18 Desember 2016   12:20 Diperbarui: 20 Desember 2016   14:02 425
+
Laporkan Konten
Laporkan Akun
Kompasiana adalah platform blog. Konten ini menjadi tanggung jawab bloger dan tidak mewakili pandangan redaksi Kompas.
Lihat foto
Politik. Sumber ilustrasi: FREEPIK/Freepik

Entah sampai kapan Indonesia melahirkan kelucuan. Lucu dalam arti sebenarnya. Seorang awam dan mualaf kemarin sore bisa jadi ulama, sementara ustadz malah sibuk jadi artis. Yang kebetulan artis malah jadi anggota dewan. Sementara anggota dewan mencoba jadi makelar. Muncullah tragedi papa minta saham. Sungguh memalukan.
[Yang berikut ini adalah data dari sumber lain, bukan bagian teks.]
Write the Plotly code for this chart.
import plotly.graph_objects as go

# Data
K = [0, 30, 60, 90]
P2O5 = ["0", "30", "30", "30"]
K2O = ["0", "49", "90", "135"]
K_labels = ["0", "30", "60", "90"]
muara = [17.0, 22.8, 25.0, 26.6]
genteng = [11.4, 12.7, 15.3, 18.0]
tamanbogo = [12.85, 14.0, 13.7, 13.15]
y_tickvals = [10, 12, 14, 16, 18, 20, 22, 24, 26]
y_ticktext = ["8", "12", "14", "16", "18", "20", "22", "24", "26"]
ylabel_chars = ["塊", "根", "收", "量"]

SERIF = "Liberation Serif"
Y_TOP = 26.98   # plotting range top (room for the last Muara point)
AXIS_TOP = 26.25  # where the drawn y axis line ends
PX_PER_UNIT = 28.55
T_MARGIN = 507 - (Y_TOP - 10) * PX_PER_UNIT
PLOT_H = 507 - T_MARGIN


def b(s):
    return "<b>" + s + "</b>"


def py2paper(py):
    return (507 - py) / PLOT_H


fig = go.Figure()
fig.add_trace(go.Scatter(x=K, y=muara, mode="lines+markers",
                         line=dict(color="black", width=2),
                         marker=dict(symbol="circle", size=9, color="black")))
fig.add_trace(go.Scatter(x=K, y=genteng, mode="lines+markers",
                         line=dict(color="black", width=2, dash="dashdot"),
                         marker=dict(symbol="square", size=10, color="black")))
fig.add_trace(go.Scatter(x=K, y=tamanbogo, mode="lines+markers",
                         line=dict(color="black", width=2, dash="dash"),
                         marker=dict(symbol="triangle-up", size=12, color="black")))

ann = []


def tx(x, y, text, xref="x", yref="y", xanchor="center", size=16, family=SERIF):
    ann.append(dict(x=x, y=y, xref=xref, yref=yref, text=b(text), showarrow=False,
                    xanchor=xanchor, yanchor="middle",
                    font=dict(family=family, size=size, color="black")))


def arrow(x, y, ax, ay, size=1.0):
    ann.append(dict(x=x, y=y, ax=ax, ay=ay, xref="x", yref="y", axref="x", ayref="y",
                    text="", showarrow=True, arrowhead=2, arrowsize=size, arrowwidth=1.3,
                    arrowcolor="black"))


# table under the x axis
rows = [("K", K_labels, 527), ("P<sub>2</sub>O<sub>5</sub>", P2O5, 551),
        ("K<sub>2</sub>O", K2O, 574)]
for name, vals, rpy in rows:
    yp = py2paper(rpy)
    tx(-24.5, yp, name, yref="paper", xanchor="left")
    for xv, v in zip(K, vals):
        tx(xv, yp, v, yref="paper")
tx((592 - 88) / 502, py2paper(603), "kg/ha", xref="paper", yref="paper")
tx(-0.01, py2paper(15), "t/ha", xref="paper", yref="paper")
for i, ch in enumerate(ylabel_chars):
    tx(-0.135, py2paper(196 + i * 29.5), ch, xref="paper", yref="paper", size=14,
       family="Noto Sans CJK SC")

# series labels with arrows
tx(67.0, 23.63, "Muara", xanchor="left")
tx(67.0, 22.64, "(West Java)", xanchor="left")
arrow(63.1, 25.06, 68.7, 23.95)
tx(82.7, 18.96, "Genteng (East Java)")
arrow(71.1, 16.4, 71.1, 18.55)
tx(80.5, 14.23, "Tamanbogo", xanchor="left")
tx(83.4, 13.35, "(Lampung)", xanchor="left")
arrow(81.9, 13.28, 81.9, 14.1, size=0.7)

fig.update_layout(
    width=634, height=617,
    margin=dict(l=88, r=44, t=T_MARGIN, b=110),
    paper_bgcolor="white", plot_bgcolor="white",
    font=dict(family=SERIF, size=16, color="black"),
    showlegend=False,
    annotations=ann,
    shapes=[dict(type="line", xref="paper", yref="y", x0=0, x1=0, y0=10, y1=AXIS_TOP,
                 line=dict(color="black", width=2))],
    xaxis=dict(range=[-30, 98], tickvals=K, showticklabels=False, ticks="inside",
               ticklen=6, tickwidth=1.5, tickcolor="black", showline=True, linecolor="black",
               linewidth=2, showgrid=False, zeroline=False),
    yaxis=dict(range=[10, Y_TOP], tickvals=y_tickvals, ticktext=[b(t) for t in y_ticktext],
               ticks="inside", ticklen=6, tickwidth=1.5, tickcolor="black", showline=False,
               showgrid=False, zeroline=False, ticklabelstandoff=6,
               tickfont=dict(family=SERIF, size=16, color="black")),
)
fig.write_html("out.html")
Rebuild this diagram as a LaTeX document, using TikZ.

Artis menjadi pemerintah masih tidak begitu gawat, mereka punya pengawas. Pemerintah agak bodo dibantu staf tetap bisa bekerja. Toh kerjaan mereka masih harus disetujui dewan. Mereka masih terus diawasi gerak-geriknya. Program jangka panjang bisa mencapai umur 30 tahun ke depan. Pemerintahan sebenarnya bisa berjalan autopilot. Hanya soal integritas dan kejujuran saja.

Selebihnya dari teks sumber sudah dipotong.